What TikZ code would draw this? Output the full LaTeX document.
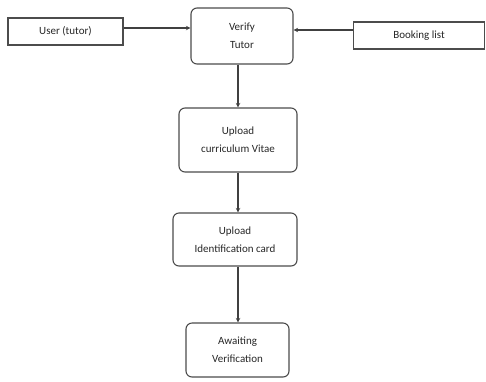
\documentclass[tikz,border=0pt]{standalone}
\usepackage{fontspec}
\setmainfont{Carlito}
\usetikzlibrary{arrows.meta}
\begin{document}
\begin{tikzpicture}[x=1pt,y=-1pt,
  box/.style={draw=black!70,line width=1.1pt,align=center,font=\fontsize{11}{18}\selectfont,text=black!85,inner sep=0pt},
  rbox/.style={box,rounded corners=6pt},
  conn/.style={draw=black!75,line width=1.1pt,-{Stealth[length=4.5pt,width=4.5pt]}}]
\useasboundingbox (0,0) rectangle (486,381);
\node[box,minimum width=115pt,minimum height=27pt] (user) at (65.5,31.5) {User (tutor)};
\node[rbox,minimum width=102pt,minimum height=56pt] (verify) at (242,36) {Verify\\Tutor};
\node[box,minimum width=131pt,minimum height=27pt] (book) at (419,35.5) {Booking list};
\node[rbox,minimum width=118pt,minimum height=64pt] (cv) at (238,140) {Upload\\curriculum Vitae};
\node[rbox,minimum width=124pt,minimum height=53pt] (id) at (235,239.5) {Upload\\Identification card};
\node[rbox,minimum width=103pt,minimum height=54pt] (await) at (237.5,350) {Awaiting\\Verification};
\draw[conn] (user.east |- 0,28) -- (verify.west |- 0,28);
\draw[conn] (book.west |- 0,30) -- (verify.east |- 0,30);
\draw[conn] (verify.south -| 238,0) -- (cv.north -| 238,0);
\draw[conn] (cv.south -| 238,0) -- (id.north -| 238,0);
\draw[conn] (id.south -| 238,0) -- (await.north -| 238,0);
\end{tikzpicture}
\end{document}
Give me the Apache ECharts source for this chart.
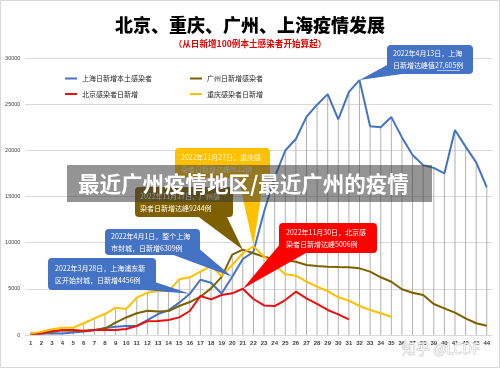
<!DOCTYPE html>
<html><head><meta charset="utf-8">
<script src="https://cdn.jsdelivr.net/npm/echarts@6/dist/echarts.min.js"></script>
<style>html,body{margin:0;padding:0;background:#fff}#c{width:500px;height:368px}</style>
</head><body><div id="c"></div><script>
const categories = ['1','2','3','4','5','6','7','8','9','10','11','12','13','14','15','16','17','18','19','20','21','22','23','24','25','26','27','28','29','30','31','32','33','34','35','36','37','38','39','40','41','42','43','44'];
const seriesNames = ['上海日新增本土感染者','广州日新增感染者','北京感染者日新增','重庆感染者日新增'];
const shanghai = [169,139,202,158,260,374,509,758,896,981,983,1609,2269,2676,3500,4456,5982,5653,4502,6309,8226,9006,13354,17077,19982,21222,23624,24943,26087,23342,26330,27605,22600,22500,23600,21400,19500,18400,18100,17500,22200,20400,18700,16000];
const guangzhou = [100,180,350,500,450,420,530,700,1350,1900,2350,2630,2550,2600,3140,3570,4150,5050,6300,8700,9244,8850,8480,8200,8120,7940,7580,7470,7400,7360,7330,7220,6860,6250,5770,4950,4580,4330,3360,2890,2420,1810,1270,1010];
const beijing = [100,180,430,540,540,470,540,540,540,650,970,1500,1520,1620,1910,2600,4220,3860,4330,4510,5006,3900,3200,3140,3790,4690,3970,3360,2710,2240,1700];
const chongqing = [150,360,620,790,790,1270,1800,2270,2960,2820,4040,4580,4760,4760,6030,6250,6860,7470,6400,7580,8850,9612,8480,7580,6570,6420,5770,5230,4760,4080,3720,3140,2710,2350,1980];
const yMin = 0, yMax = 30000, yStep = 5000;
const colors = ['#4472C4','#7F6000','#E81010','#FFC000'];

const allSeries = [shanghai, guangzhou, beijing, chongqing];
const dropTops = categories.map((c, i) => Math.max(...allSeries.map(s => (s[i] == null ? 0 : s[i]))));

const labelled = {
  0: {31: {position:'top', color:'#2F5597', distance:4}, 19: {position:'top', color:'#2E75B6', distance:5}, 15: {position:'top', color:'#2F5597', distance:5}},
  1: {20: {position:'top', color:'#404040', distance:6}},
  2: {20: {position:'bottom', color:'#E81010', distance:5}},
  3: {21: {position:'right', color:'#FFC000', distance:4}}
};
function mk(arr, si) {
  return arr.map((v, i) => {
    const l = labelled[si][i];
    if (!l) return v;
    return {value: v, label: {show: true, position: l.position, distance: l.distance, color: l.color,
      fontSize: 7, fontWeight: 'bold', fontFamily: 'Liberation Sans, Arial'}};
  });
}

const chart = echarts.init(document.getElementById('c'), null, {renderer: 'canvas'});
const FONT = 'Noto Sans CJK SC';
const lineSeries = allSeries.map((arr, si) => ({
  name: seriesNames[si], type: 'line', data: mk(arr, si), symbol: 'none', smooth: false,
  lineStyle: {width: 2, color: colors[si]}, itemStyle: {color: colors[si]}, z: 3 + si,
  animation: false
}));

chart.setOption({
  animation: false,
  grid: {left: 25.4, right: 7.9, top: 58, bottom: 33, containLabel: false},
  legend: [
    {left: 60, top: 70, orient: 'vertical', itemGap: 8.5, itemWidth: 12, itemHeight: 2, icon: 'rect',
     data: [seriesNames[0], seriesNames[2]], textStyle: {fontSize: 7, color: '#262626', fontFamily: FONT}},
    {left: 185, top: 70, orient: 'vertical', itemGap: 8.5, itemWidth: 12, itemHeight: 2, icon: 'rect',
     data: [seriesNames[1], seriesNames[3]], textStyle: {fontSize: 7, color: '#262626', fontFamily: FONT}}
  ],
  xAxis: {type: 'category', data: categories, boundaryGap: true,
    axisTick: {show: false}, axisLine: {lineStyle: {color: '#d9d9d9'}},
    axisLabel: {interval: 0, fontSize: 6, fontWeight: 'bold', color: '#404040', margin: 5, fontFamily: 'Liberation Sans, Arial'}},
  yAxis: {type: 'value', min: yMin, max: yMax, interval: yStep,
    axisLine: {show: false}, axisTick: {show: false},
    splitLine: {lineStyle: {color: '#d9d9d9', width: 1}},
    axisLabel: {fontSize: 5.5, color: '#404040', margin: 5, fontFamily: 'Liberation Sans, Arial', formatter: v => String(v)}},
  series: [{type: 'bar', data: dropTops, barWidth: 1, silent: true, z: 1,
    itemStyle: {color: '#b0b0b0'}, animation: false}].concat(lineSeries)
});

function tip(si, idx) {
  return chart.convertToPixel({seriesIndex: si + 1}, [idx, allSeries[si][idx]]);
}
function callout(box, color, text, base, tp, textColor) {
  return [
    {type: 'polygon', z: 50, shape: {points: [base[0], base[1], tp]}, style: {fill: color}},
    {type: 'rect', z: 51, shape: {x: box[0], y: box[1], width: box[2], height: box[3], r: 4}, style: {fill: color}},
    {type: 'text', z: 52, x: box[0] + box[4], y: box[1] + box[3] / 2,
     style: {text: text, fill: textColor || '#fff', font: '7px "' + FONT + '"', lineHeight: 12,
       textVerticalAlign: 'middle', verticalAlign: 'middle'}}
  ];
}
const g = [];
g.push({type: 'rect', z: 0, shape: {x: 0.5, y: 0.5, width: 499, height: 367}, style: {fill: 'none', stroke: '#d9d9d9', lineWidth: 1}});
g.push({type: 'text', z: 10, x: 250, y: 25, style: {text: '北京、重庆、广州、上海疫情发展', fill: '#000',
  font: '900 18px "' + FONT + '"', textAlign: 'center', textVerticalAlign: 'middle', align: 'center', verticalAlign: 'middle'}});
g.push({type: 'text', z: 10, x: 250, y: 44, style: {text: '（从日新增100例本土感染者开始算起）', fill: '#E00000',
  font: 'bold 8.6px "' + FONT + '"', textAlign: 'center', textVerticalAlign: 'middle', align: 'center', verticalAlign: 'middle'}});
g.push(...callout([387, 45, 86, 29, 6], '#4472C4', '2022年4月13日，上海\n日新增达峰值27,605例', [[389, 64], [402, 74]], tip(0, 31)));
g.push({type: 'line', z: 53, shape: {x1: 437, y1: 70.5, x2: 460, y2: 70.5}, style: {stroke: '#fff', lineWidth: 0.6}});
g.push(...callout([175, 148, 95, 30, 6], '#FFC000', '2022年11月27日，重庆感\n染者日新增达峰9612例', [[238, 176], [264, 176]], tip(3, 21), '#FFF8E0'));
g.push(...callout([135, 187, 98, 30, 5], '#7F6000', '2022年11月17日，广州感\n染者日新增达峰9244例', [[196, 215], [226, 215]], tip(1, 20)));
g.push(...callout([105, 229, 95, 26, 6], '#4472C4', '2022年4月1日，整个上海\n市封城，日新增6309例', [[168, 253], [197, 247]], tip(0, 19)));
g.push(...callout([48, 258, 108, 32, 7], '#4472C4', '2022年3月28日，上海浦东新\n区开始封城，日新增4456例', [[132, 289], [155, 282]], tip(0, 15)));
g.push(...callout([279, 223, 98, 30, 7], '#FF0000', '2022年11月30日，北京感\n染者日新增达峰5006例', [[281, 243], [306, 253]], tip(2, 20)));
g.push({type: 'rect', z: 90, shape: {x: 67, y: 165, width: 365, height: 37}, style: {fill: 'rgba(60,60,60,0.55)'}});
g.push({type: 'text', z: 91, x: 78, y: 184, style: {text: '最近广州疫情地区/最近广州的疫情', fill: '#fff',
  font: 'bold 21.5px "' + FONT + '"', textVerticalAlign: 'middle', verticalAlign: 'middle'}});
g.push({type: 'text', z: 91, x: 402, y: 349, style: {text: '知乎 @LCDF', fill: 'rgba(255,255,255,0.7)', stroke: '#c8c8c8', lineWidth: 0.8,
  font: '14px "' + FONT + '"', textVerticalAlign: 'middle', verticalAlign: 'middle'}});
chart.setOption({graphic: {elements: g}});
</script></body></html>
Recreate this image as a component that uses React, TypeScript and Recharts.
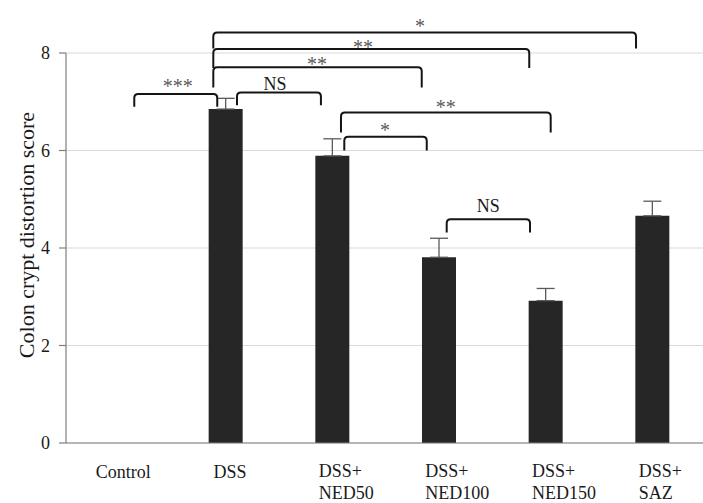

+--

# [Request]
Give the number of lines above in which the word "draw" occurs, with nothing else.

# [Exercise response]
8